Job -
Write the count of lines that contain the word "with" and nothing else.
** start of Input rows **
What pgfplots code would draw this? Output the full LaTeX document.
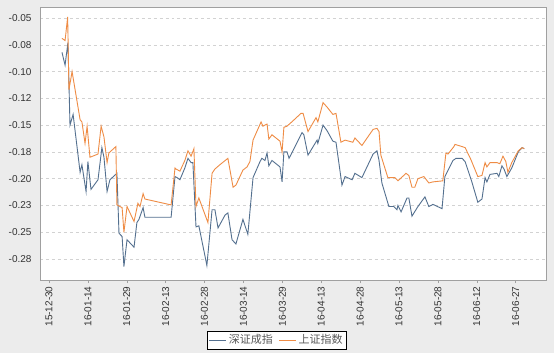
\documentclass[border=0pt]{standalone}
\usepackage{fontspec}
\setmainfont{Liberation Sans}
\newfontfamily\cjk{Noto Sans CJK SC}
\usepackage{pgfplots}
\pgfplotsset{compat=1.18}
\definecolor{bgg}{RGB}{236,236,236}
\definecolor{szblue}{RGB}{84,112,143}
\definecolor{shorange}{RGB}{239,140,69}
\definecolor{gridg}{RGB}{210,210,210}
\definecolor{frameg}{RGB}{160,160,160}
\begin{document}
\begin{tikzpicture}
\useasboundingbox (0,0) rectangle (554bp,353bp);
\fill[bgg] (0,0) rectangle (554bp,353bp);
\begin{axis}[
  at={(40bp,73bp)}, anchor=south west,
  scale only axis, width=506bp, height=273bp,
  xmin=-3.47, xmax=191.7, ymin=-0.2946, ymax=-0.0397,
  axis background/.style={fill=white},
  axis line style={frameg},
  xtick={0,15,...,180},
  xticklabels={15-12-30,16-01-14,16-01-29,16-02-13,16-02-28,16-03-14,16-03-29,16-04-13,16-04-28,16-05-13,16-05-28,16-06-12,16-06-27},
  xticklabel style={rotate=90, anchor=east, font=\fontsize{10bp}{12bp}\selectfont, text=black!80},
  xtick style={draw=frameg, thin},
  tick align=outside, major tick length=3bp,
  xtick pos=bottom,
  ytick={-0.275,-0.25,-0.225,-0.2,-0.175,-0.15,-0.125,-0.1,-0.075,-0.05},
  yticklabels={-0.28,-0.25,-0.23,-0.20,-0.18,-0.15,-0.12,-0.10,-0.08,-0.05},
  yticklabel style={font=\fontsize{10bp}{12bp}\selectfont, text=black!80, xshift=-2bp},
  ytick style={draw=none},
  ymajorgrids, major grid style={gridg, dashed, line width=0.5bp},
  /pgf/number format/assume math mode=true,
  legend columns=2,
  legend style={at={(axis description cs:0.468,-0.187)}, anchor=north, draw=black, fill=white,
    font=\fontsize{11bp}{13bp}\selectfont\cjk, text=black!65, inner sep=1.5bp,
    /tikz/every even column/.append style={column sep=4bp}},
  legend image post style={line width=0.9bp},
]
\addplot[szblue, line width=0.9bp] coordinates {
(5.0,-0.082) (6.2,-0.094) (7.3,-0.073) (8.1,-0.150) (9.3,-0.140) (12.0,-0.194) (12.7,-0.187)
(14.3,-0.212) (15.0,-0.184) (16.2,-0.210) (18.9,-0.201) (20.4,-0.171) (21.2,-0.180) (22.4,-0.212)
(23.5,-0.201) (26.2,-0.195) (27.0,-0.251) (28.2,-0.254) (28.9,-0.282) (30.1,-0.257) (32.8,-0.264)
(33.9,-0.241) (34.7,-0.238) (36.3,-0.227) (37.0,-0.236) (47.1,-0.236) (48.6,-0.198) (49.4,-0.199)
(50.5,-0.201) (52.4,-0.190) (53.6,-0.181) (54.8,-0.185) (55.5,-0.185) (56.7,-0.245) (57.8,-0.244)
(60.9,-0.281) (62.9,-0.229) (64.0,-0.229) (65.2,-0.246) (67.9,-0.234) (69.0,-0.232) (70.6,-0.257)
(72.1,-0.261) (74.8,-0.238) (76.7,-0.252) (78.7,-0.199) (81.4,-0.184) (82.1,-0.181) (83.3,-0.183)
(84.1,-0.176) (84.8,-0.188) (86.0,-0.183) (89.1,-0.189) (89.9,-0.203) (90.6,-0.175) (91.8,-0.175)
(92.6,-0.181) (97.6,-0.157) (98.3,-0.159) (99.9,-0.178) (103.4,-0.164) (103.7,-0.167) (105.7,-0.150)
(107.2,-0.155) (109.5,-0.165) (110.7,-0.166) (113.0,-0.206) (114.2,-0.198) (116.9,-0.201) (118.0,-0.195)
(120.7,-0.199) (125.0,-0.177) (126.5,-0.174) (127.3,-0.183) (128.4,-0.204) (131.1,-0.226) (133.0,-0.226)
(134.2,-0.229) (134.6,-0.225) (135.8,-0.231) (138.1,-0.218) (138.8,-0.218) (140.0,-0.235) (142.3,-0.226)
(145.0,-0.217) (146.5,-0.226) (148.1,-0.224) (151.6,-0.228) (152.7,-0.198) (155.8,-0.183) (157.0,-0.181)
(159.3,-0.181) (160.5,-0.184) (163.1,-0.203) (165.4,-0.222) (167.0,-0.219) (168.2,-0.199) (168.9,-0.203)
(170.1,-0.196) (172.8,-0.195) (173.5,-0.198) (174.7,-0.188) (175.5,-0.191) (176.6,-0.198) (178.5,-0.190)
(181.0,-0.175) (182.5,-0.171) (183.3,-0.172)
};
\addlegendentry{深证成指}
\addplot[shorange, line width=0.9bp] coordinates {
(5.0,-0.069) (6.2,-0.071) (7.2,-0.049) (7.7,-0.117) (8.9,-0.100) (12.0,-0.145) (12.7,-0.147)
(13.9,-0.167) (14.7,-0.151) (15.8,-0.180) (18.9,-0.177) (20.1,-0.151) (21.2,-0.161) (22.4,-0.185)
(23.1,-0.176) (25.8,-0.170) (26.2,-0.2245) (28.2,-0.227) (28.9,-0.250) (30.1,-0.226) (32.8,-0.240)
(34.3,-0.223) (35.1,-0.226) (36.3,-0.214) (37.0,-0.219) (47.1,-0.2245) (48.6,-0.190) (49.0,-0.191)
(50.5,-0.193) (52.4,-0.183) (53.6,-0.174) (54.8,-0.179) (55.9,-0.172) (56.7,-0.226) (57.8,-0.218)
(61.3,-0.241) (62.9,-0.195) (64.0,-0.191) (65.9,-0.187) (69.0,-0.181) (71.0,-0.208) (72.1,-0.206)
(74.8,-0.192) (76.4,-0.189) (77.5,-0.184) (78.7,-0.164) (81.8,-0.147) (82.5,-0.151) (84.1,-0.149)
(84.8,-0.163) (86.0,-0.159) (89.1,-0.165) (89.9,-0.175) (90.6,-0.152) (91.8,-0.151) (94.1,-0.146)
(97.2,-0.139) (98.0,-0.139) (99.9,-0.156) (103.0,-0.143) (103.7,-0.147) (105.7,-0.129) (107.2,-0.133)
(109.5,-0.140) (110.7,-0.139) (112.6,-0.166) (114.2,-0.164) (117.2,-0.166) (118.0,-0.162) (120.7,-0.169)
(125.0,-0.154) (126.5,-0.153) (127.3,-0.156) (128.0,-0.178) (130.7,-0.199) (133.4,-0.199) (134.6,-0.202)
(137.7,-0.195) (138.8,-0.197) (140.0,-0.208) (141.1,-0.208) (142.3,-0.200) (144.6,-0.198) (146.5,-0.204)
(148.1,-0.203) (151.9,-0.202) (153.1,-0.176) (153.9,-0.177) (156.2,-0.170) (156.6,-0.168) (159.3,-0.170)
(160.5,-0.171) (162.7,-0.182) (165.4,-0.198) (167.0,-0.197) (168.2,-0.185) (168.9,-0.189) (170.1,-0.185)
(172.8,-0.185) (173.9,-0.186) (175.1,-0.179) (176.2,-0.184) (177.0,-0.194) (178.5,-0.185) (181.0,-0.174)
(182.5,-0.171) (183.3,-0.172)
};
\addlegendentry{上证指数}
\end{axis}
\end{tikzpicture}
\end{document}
** end of Input rows **
** start of Input rows **
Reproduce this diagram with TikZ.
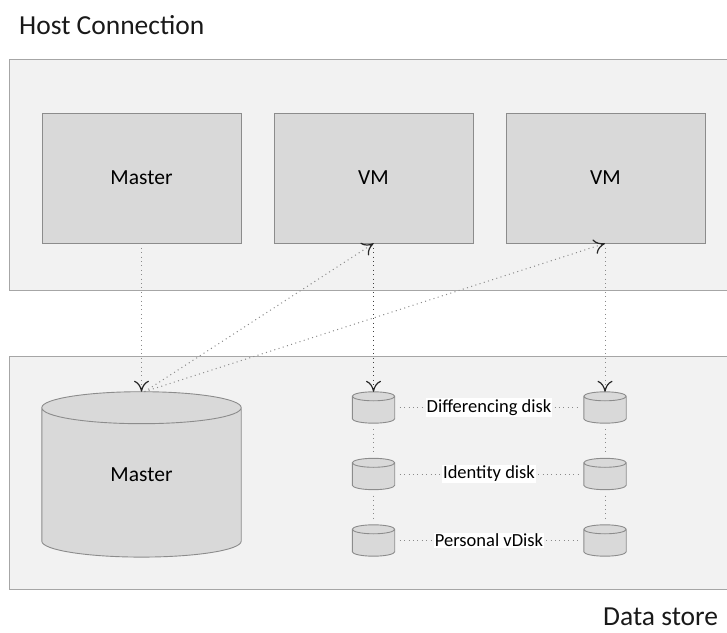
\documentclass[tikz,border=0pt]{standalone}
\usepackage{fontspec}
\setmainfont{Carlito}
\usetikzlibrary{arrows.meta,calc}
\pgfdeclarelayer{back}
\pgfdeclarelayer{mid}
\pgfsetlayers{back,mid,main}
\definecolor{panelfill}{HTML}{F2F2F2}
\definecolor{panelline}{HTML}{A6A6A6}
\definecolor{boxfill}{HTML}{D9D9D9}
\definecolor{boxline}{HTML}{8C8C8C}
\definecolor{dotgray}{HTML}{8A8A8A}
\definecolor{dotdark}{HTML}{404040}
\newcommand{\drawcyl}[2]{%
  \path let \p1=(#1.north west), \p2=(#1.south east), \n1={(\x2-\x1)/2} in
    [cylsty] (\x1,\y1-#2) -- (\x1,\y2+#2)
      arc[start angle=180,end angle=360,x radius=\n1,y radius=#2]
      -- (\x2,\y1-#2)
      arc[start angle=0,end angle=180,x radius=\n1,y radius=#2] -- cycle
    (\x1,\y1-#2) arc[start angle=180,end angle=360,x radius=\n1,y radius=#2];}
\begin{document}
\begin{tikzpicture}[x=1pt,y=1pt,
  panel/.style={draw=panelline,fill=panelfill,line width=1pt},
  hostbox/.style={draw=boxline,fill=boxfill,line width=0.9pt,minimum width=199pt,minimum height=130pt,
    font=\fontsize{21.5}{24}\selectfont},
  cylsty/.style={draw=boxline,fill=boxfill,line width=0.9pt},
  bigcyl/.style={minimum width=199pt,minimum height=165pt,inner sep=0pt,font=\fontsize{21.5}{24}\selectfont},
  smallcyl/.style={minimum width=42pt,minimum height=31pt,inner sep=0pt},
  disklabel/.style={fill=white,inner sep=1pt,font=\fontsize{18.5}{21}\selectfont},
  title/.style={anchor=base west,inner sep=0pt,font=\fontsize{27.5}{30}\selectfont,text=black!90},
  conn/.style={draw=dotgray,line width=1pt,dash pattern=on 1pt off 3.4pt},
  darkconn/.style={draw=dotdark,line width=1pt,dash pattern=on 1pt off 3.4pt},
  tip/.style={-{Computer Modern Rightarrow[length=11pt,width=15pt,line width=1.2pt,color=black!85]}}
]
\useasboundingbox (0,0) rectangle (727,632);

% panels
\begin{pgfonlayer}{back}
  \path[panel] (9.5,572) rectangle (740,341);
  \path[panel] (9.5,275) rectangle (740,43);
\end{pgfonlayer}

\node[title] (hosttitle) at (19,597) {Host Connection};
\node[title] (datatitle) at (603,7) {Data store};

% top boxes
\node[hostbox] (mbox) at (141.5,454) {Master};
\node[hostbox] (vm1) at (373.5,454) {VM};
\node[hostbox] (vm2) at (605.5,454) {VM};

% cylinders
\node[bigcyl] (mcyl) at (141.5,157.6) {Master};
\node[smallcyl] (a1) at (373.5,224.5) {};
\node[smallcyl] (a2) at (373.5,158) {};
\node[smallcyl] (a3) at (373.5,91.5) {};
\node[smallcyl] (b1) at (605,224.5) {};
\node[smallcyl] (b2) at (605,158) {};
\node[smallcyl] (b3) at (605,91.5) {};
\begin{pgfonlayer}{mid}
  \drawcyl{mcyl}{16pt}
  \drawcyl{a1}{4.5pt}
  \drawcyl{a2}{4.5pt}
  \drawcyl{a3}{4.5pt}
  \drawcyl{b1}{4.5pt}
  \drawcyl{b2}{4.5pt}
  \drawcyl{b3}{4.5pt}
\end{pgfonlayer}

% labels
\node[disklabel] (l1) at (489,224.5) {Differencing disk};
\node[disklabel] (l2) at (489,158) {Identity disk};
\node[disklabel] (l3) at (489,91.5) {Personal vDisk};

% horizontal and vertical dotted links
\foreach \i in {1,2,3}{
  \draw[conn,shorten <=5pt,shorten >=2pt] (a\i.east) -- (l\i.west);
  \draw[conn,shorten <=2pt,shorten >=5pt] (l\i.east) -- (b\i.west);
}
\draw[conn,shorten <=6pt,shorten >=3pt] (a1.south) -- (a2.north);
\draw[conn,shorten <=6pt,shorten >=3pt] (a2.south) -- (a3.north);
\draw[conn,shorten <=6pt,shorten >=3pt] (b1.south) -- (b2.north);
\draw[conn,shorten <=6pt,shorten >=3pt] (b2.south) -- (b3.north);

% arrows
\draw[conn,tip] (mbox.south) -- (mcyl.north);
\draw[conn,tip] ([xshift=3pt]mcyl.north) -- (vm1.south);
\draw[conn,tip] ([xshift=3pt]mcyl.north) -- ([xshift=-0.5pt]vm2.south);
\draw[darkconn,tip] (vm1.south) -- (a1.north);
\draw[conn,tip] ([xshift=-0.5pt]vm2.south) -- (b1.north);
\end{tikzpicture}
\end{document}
** end of Input rows **
** start of Input rows **
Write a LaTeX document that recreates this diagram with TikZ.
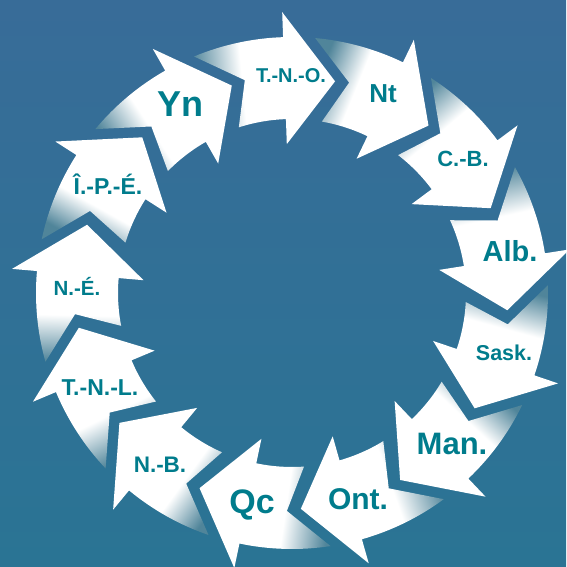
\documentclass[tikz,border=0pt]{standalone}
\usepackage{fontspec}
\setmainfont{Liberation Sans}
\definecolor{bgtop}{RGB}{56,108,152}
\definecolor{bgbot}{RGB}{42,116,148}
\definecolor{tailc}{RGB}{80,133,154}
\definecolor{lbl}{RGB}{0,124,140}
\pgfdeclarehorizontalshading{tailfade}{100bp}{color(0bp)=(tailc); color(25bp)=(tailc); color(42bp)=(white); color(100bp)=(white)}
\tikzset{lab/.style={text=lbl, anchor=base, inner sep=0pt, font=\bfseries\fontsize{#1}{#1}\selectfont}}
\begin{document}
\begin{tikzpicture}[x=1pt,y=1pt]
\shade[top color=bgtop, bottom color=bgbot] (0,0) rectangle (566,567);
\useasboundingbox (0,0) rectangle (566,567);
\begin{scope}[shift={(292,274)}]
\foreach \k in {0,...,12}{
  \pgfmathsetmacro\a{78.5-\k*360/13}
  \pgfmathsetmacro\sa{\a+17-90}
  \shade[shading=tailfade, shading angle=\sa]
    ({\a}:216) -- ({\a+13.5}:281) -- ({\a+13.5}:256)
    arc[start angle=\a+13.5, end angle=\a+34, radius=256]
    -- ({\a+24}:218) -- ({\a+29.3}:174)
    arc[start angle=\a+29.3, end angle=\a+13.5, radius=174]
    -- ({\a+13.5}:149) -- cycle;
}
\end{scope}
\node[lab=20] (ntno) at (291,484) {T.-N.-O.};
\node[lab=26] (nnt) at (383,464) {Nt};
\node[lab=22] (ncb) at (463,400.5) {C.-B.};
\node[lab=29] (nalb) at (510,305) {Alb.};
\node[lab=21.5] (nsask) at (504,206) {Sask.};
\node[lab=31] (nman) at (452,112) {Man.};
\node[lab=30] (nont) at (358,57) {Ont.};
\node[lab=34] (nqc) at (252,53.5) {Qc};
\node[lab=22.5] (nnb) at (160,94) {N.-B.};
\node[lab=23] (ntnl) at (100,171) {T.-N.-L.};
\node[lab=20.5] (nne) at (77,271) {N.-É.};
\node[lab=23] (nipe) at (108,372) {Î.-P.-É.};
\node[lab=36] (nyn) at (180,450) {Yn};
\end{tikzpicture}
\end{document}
** end of Input rows **
Reply -
2